## What you will do
Using the listing below, output only the lines from the one that contains "Write a web" through the one that contains "var gridStep = 0.1;", inclusive, exactly as given and without images.

(Extracted data entries)
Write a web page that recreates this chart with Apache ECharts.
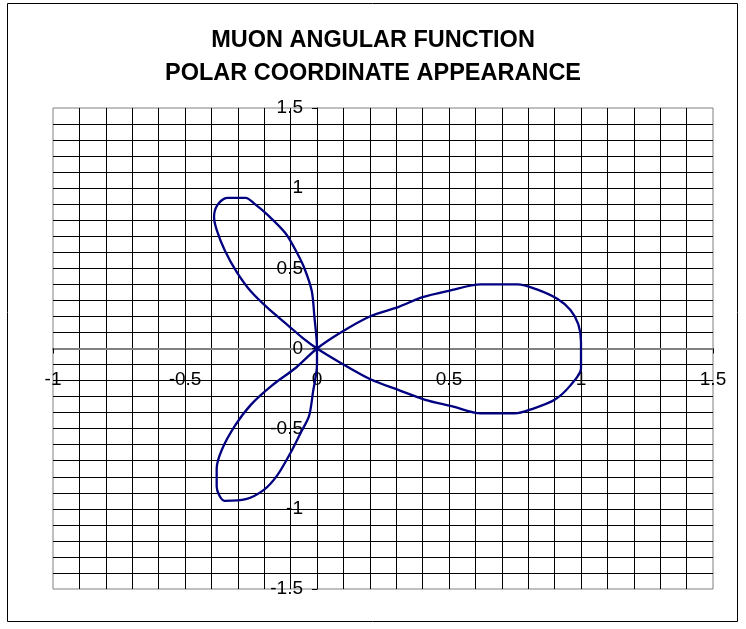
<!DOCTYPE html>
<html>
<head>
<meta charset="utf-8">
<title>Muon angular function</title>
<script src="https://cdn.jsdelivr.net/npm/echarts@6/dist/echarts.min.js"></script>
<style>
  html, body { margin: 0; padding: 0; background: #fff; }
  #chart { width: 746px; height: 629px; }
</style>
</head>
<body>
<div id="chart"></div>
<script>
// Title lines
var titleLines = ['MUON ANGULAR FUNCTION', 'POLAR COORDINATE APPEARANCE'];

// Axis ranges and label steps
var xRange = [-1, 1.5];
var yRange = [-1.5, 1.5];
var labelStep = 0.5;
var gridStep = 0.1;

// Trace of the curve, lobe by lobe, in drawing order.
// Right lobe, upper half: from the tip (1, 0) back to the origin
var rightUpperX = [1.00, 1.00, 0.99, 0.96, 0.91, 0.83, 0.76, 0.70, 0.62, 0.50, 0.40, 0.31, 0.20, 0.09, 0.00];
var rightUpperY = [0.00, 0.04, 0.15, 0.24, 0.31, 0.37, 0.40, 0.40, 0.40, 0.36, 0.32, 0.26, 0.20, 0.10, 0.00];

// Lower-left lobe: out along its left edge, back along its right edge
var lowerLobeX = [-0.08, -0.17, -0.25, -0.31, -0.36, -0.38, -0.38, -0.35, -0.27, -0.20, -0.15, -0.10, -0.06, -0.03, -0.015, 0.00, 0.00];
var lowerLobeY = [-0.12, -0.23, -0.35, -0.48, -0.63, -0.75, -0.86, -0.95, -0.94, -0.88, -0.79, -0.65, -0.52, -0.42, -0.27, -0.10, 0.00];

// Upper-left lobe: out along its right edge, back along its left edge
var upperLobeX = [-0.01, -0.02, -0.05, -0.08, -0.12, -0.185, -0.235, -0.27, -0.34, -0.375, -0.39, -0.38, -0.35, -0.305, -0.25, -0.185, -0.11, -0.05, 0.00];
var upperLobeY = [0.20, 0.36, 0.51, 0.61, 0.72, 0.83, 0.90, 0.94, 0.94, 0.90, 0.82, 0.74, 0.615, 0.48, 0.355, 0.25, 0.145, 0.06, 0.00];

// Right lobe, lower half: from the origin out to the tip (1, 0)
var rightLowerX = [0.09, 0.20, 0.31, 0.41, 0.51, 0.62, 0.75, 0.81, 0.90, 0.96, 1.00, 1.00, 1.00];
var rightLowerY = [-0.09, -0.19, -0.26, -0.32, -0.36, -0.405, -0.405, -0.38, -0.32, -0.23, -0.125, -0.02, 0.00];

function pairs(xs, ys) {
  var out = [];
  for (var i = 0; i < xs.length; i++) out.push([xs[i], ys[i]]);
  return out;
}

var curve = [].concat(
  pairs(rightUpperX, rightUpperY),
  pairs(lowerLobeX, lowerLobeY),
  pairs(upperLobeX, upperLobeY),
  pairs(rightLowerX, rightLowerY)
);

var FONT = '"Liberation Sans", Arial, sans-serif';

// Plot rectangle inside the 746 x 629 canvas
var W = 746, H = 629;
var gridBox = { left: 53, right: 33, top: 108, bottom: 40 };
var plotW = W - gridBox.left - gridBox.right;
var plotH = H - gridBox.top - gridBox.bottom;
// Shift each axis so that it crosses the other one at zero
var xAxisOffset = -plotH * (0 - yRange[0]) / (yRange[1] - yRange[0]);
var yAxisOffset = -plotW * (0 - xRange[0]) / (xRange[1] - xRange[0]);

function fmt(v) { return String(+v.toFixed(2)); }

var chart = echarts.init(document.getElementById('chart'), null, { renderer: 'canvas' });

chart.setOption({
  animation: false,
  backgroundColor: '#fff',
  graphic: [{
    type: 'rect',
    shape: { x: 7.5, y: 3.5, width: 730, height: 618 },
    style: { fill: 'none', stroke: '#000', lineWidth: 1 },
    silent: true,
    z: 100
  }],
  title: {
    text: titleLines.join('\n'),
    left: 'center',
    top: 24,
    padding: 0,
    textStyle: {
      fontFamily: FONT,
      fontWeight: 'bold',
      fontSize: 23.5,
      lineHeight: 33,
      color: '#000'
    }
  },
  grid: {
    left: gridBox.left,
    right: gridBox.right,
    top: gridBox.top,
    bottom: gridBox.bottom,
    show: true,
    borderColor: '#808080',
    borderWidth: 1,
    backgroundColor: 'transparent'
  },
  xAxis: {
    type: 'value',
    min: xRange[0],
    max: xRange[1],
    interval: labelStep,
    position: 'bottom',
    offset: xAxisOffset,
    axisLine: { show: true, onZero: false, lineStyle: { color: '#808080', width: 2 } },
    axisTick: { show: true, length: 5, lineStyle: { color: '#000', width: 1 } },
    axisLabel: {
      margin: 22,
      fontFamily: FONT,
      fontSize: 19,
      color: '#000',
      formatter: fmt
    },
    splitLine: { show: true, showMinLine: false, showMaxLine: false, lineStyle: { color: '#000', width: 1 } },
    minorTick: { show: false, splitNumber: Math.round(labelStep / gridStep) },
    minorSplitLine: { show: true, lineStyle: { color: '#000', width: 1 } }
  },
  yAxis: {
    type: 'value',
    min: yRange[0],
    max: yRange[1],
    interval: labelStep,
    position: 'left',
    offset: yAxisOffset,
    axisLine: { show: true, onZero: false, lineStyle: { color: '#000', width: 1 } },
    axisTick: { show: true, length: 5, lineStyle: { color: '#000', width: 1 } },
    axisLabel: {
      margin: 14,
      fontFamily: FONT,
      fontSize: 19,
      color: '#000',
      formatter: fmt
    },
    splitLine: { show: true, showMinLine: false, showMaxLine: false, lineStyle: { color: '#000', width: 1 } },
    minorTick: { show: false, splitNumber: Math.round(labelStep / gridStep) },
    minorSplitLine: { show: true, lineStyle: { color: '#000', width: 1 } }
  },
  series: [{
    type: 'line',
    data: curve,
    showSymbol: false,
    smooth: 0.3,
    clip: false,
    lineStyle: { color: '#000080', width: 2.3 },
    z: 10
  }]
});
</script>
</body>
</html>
...
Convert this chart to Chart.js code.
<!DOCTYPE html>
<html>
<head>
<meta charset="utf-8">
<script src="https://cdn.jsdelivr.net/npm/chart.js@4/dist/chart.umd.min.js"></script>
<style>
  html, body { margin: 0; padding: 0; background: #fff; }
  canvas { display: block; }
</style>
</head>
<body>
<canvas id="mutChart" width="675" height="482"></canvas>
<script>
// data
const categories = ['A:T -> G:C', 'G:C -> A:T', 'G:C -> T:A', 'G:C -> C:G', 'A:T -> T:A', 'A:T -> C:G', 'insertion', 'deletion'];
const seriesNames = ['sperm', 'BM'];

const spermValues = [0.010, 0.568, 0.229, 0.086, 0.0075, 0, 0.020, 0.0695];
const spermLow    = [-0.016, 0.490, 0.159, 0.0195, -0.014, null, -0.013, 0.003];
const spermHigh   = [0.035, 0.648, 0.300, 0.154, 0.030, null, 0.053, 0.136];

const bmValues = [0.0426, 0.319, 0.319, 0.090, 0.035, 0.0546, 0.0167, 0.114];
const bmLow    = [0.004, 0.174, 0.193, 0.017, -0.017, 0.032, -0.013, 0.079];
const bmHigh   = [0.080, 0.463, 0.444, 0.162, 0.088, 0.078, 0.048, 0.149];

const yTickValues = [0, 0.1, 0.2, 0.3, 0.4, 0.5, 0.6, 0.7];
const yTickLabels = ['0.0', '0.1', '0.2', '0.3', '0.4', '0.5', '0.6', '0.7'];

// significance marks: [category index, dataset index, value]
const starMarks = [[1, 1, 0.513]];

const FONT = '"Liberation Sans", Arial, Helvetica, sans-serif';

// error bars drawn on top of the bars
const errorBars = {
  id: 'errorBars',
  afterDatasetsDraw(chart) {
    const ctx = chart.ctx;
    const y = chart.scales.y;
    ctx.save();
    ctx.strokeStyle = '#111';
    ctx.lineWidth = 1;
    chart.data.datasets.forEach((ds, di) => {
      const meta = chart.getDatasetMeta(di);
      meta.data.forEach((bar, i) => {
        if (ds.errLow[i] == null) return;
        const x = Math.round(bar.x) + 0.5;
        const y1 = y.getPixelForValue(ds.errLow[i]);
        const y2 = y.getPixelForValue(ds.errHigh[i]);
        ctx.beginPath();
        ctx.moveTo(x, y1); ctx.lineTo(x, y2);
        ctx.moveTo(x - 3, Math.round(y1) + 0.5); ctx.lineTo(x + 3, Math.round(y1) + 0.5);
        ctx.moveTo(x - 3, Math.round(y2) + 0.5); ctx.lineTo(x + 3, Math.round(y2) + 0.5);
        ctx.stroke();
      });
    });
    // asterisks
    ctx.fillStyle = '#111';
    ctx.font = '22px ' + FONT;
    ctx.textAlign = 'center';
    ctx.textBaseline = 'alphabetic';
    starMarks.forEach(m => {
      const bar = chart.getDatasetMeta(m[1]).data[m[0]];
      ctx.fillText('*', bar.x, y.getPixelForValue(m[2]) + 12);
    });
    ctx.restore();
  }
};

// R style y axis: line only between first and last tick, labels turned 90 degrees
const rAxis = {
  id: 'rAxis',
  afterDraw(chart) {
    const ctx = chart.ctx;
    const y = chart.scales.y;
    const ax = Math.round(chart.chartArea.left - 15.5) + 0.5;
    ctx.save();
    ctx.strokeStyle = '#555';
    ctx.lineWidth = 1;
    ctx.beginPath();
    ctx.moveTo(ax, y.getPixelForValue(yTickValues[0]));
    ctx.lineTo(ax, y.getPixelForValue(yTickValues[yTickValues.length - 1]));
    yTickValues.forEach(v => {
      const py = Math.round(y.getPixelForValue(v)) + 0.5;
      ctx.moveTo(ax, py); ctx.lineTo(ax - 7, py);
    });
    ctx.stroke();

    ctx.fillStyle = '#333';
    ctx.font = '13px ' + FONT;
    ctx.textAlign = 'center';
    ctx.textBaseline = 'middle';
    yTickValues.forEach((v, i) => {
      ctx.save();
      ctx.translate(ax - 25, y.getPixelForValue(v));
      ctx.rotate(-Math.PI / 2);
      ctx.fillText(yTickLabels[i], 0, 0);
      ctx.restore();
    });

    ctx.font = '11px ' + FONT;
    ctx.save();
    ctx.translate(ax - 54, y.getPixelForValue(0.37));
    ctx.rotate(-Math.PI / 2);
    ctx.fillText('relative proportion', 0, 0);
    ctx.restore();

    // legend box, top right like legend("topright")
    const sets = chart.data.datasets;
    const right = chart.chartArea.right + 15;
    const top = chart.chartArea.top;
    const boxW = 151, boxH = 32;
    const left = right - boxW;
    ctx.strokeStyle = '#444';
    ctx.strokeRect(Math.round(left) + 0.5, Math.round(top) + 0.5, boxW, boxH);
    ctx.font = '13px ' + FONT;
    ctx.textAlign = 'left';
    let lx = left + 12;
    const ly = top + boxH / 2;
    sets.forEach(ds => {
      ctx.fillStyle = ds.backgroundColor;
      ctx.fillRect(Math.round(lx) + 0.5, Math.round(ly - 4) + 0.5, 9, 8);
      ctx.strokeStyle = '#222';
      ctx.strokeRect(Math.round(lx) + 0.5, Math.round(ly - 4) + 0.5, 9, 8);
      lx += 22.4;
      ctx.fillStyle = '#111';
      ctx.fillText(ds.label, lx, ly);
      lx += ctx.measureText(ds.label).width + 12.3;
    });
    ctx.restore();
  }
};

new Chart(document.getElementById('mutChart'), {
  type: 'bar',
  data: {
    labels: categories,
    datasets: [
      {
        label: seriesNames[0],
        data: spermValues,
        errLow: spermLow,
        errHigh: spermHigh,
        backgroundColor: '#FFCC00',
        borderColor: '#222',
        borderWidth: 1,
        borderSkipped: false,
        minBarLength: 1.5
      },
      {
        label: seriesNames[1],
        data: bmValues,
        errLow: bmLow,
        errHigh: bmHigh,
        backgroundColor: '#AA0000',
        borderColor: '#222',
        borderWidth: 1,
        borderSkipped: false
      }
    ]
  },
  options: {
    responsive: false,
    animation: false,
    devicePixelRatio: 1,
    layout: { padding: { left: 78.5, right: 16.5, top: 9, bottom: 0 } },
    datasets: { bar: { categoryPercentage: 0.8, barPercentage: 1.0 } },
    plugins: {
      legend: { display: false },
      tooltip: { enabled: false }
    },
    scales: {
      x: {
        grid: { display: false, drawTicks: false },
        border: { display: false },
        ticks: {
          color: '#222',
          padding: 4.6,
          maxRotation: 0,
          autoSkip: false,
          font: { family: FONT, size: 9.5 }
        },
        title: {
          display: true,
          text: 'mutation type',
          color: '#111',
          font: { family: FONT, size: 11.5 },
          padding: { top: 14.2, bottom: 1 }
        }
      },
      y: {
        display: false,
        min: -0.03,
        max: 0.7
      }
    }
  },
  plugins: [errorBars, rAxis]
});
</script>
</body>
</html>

## Answer in full
Write a web page that recreates this chart with Apache ECharts.
<!DOCTYPE html>
<html>
<head>
<meta charset="utf-8">
<title>Muon angular function</title>
<script src="https://cdn.jsdelivr.net/npm/echarts@6/dist/echarts.min.js"></script>
<style>
  html, body { margin: 0; padding: 0; background: #fff; }
  #chart { width: 746px; height: 629px; }
</style>
</head>
<body>
<div id="chart"></div>
<script>
// Title lines
var titleLines = ['MUON ANGULAR FUNCTION', 'POLAR COORDINATE APPEARANCE'];

// Axis ranges and label steps
var xRange = [-1, 1.5];
var yRange = [-1.5, 1.5];
var labelStep = 0.5;
var gridStep = 0.1;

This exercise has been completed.